## Records for the task
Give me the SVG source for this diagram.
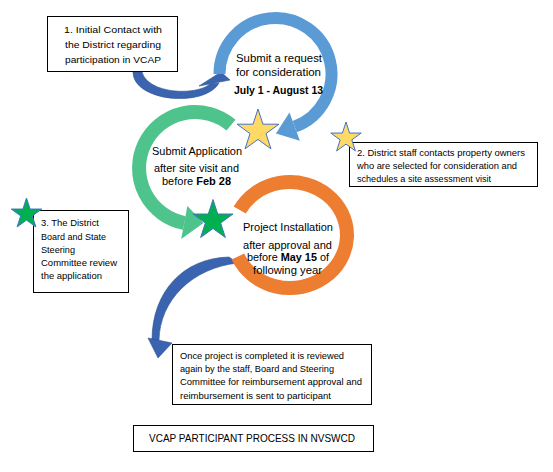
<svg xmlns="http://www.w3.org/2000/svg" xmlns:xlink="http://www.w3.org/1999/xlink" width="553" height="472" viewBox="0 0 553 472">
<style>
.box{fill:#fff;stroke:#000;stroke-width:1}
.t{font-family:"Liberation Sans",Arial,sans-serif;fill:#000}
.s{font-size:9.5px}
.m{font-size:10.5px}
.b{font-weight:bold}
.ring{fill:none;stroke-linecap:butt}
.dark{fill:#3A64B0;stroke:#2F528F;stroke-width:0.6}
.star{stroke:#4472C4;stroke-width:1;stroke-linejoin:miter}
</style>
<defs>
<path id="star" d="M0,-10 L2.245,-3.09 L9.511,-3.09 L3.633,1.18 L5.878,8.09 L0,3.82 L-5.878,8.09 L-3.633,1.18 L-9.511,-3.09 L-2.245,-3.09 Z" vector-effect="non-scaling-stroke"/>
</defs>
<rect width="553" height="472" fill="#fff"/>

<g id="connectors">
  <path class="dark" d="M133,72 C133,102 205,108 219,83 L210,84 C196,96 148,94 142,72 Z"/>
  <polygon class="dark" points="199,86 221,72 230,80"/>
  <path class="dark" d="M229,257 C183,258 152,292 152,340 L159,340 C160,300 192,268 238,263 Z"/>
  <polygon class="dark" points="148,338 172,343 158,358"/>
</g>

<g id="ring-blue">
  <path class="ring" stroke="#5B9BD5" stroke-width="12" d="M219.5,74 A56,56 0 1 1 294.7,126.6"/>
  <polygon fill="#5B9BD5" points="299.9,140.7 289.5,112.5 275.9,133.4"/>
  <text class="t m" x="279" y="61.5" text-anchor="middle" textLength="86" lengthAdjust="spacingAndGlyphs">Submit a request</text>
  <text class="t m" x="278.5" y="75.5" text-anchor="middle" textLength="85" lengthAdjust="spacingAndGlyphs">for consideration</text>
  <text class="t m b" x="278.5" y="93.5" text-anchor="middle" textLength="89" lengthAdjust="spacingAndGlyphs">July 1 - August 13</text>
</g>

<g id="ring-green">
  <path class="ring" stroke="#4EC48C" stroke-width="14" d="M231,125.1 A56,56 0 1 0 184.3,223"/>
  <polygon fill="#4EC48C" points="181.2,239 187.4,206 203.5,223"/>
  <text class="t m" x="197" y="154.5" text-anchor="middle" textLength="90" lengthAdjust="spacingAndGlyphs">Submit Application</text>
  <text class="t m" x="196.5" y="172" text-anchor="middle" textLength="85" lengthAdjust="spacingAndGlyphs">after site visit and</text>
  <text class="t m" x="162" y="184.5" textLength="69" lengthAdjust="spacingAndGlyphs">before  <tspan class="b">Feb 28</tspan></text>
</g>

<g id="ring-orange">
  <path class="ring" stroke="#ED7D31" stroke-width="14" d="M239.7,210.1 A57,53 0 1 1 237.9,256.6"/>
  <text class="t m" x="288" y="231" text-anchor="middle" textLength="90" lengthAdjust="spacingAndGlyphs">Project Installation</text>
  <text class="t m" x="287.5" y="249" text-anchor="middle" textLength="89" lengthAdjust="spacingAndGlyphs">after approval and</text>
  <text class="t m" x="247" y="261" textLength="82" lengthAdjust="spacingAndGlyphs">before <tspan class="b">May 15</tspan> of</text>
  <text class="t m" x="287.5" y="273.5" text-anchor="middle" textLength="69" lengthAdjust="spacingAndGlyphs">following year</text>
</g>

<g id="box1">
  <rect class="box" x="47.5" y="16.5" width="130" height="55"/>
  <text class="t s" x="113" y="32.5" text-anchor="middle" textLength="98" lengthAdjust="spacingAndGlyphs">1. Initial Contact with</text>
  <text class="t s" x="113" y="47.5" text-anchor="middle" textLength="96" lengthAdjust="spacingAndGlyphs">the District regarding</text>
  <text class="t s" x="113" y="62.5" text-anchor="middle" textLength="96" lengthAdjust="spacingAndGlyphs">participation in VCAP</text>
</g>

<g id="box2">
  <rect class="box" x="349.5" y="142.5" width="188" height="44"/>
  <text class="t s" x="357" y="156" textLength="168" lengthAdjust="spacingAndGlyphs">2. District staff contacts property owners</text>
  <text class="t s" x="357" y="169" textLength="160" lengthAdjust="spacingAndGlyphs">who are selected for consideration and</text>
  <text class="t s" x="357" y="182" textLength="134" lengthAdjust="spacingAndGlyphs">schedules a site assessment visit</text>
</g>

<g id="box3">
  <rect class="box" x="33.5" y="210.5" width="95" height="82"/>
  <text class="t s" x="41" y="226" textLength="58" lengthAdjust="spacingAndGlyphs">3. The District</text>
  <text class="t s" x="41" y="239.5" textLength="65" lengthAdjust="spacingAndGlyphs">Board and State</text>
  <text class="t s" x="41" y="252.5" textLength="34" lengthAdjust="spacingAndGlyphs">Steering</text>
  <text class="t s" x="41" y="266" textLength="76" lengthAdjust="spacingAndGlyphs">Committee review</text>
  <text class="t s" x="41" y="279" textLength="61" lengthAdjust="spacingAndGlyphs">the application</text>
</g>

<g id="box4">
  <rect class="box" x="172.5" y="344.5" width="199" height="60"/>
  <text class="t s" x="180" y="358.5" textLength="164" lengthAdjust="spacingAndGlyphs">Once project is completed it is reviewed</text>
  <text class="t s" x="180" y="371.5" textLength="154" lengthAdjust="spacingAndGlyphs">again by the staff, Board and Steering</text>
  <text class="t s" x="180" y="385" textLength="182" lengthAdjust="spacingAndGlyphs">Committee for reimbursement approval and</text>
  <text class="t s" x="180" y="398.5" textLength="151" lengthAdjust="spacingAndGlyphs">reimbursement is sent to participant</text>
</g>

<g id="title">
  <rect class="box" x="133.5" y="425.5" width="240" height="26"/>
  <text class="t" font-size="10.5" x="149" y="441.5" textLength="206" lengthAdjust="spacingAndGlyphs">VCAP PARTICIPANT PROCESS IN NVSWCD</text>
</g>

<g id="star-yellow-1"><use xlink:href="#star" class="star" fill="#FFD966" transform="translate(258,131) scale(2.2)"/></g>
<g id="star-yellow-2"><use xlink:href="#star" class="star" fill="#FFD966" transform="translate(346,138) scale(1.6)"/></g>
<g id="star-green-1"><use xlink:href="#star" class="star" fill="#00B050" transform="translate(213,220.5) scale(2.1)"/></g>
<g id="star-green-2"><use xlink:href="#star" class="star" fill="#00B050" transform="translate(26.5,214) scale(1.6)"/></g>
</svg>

==

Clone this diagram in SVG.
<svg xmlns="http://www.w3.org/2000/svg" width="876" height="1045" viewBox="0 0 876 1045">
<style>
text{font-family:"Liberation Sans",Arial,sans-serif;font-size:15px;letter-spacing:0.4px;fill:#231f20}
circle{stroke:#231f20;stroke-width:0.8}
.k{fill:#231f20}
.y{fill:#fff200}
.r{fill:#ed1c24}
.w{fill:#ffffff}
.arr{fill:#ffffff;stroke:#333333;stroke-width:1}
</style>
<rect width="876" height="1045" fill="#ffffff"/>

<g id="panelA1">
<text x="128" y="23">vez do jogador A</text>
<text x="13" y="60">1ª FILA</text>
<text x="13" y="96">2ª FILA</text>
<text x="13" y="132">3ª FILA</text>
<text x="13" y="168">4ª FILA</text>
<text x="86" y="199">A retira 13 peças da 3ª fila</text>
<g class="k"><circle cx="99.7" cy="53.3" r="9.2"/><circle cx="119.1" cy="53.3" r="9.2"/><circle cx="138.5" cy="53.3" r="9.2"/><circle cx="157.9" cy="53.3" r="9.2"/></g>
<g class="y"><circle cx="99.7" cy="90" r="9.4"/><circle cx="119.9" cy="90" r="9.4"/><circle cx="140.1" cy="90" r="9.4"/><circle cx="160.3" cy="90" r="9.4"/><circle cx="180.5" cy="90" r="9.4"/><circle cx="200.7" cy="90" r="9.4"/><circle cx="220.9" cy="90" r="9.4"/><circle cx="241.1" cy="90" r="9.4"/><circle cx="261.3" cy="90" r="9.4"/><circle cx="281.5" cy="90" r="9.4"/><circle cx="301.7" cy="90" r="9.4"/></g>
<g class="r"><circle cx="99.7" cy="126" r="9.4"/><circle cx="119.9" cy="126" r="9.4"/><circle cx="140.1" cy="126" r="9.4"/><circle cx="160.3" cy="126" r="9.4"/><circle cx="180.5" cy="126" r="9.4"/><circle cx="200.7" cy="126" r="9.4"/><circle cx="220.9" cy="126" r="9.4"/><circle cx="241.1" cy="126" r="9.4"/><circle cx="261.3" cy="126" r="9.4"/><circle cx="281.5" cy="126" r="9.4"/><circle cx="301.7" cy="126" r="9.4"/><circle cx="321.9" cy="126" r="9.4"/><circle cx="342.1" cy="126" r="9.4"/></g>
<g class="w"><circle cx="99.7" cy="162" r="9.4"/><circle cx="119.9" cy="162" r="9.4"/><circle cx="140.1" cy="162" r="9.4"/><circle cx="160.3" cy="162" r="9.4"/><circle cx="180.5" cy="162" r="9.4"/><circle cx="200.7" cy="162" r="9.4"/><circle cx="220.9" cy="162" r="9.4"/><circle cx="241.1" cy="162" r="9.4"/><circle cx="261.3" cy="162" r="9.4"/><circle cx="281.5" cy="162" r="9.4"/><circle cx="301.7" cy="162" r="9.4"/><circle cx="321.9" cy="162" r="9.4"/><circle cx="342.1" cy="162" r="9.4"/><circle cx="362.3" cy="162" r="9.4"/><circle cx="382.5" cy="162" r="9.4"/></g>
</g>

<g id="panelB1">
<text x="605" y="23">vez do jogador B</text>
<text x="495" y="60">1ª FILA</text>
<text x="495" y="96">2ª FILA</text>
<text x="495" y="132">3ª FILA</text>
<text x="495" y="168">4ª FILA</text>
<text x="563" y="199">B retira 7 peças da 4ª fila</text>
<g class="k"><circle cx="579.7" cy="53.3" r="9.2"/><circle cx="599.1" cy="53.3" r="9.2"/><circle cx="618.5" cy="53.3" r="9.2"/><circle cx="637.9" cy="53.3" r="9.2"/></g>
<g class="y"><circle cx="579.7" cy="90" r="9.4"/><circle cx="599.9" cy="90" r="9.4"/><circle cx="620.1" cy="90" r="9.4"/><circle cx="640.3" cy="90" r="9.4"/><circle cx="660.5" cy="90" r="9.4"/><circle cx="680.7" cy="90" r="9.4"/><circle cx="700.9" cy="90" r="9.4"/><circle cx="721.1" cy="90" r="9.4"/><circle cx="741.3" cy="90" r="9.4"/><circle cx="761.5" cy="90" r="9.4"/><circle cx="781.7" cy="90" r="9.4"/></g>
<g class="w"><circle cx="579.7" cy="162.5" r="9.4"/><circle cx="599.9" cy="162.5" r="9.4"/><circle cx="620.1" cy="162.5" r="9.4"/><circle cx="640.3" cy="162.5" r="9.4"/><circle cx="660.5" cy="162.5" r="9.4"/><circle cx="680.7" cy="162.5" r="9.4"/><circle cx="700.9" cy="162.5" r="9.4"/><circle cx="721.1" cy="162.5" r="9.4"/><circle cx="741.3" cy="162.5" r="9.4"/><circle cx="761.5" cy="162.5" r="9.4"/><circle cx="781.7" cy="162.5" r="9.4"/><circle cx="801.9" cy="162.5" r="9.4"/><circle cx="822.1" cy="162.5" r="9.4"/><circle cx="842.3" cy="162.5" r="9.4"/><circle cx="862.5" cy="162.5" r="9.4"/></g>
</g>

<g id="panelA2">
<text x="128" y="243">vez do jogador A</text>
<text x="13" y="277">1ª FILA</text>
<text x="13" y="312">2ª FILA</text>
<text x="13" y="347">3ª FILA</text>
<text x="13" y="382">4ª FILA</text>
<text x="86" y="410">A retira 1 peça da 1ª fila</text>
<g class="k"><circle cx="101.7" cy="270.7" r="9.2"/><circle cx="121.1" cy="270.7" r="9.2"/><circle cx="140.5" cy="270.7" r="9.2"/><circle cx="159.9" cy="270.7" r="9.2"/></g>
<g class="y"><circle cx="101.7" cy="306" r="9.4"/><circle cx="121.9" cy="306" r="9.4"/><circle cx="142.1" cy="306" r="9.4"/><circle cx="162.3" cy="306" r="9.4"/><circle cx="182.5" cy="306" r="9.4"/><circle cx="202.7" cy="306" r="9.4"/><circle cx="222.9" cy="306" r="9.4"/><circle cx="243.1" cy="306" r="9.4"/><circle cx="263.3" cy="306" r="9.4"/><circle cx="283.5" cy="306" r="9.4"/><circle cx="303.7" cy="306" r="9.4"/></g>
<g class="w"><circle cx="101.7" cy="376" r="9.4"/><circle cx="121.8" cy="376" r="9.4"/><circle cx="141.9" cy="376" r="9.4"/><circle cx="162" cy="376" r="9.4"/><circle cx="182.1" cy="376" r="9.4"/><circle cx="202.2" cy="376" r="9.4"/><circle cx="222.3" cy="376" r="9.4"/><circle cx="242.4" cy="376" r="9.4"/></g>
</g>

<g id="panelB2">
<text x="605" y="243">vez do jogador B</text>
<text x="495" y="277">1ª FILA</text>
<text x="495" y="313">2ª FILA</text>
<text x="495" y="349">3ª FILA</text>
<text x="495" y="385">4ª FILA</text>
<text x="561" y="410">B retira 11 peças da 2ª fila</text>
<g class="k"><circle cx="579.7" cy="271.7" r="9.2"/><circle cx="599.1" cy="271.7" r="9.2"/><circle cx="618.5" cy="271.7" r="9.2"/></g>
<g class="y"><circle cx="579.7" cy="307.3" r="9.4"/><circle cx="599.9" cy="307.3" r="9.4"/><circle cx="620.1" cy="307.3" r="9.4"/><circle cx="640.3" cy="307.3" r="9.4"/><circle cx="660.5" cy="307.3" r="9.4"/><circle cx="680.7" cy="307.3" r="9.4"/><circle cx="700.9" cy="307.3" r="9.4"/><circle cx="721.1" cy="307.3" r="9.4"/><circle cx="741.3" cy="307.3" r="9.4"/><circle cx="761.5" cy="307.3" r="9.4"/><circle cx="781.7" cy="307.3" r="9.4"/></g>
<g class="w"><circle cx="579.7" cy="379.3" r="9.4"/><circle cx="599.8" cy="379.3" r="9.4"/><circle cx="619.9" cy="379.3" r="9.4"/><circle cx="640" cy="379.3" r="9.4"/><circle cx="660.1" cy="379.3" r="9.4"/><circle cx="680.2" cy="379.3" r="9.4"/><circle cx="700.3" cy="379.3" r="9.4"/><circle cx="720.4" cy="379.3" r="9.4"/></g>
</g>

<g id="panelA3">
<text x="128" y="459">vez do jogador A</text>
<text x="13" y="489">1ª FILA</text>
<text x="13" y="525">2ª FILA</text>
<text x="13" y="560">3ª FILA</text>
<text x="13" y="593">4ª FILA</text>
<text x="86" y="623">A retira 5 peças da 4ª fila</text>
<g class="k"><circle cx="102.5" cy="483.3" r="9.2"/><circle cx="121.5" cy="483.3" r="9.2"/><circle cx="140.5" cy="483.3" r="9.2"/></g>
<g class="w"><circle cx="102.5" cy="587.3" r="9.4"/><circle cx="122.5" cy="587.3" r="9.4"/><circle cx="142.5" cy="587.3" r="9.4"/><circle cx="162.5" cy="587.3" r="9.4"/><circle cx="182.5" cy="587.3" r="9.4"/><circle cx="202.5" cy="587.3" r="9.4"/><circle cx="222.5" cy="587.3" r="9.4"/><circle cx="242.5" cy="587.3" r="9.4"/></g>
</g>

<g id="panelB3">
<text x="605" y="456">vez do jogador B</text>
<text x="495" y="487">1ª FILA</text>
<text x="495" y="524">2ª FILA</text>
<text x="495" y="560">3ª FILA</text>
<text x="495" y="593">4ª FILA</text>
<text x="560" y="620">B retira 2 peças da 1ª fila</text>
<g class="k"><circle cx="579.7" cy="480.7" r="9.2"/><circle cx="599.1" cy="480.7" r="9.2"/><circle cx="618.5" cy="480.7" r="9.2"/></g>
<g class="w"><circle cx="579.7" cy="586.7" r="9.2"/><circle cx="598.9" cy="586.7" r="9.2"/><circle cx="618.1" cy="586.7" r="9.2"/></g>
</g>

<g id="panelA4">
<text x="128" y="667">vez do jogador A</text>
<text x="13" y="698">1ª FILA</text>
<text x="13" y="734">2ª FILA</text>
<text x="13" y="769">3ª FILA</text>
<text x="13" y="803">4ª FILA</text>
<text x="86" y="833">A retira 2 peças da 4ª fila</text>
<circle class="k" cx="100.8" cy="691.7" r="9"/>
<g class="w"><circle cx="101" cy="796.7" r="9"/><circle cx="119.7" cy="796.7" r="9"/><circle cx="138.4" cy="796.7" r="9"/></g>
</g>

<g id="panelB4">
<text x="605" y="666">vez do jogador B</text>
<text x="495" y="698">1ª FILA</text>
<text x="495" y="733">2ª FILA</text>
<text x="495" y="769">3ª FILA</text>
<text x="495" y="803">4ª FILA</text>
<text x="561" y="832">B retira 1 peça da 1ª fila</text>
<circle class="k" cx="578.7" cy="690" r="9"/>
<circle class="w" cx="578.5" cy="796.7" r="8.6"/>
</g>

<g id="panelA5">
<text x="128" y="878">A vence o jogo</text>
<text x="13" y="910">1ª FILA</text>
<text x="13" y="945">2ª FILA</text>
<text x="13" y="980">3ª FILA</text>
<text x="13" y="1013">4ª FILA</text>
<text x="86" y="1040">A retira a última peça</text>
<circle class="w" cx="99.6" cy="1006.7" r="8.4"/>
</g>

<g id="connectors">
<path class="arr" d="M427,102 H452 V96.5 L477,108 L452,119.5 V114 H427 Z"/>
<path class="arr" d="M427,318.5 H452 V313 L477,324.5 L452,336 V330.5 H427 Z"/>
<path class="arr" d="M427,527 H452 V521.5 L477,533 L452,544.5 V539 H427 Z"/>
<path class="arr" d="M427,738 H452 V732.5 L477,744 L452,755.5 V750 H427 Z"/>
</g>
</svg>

## What to produce
Write out every line of the data that holds the word "this".

## Solution
Give me the SVG source for this diagram.
Clone this diagram in SVG.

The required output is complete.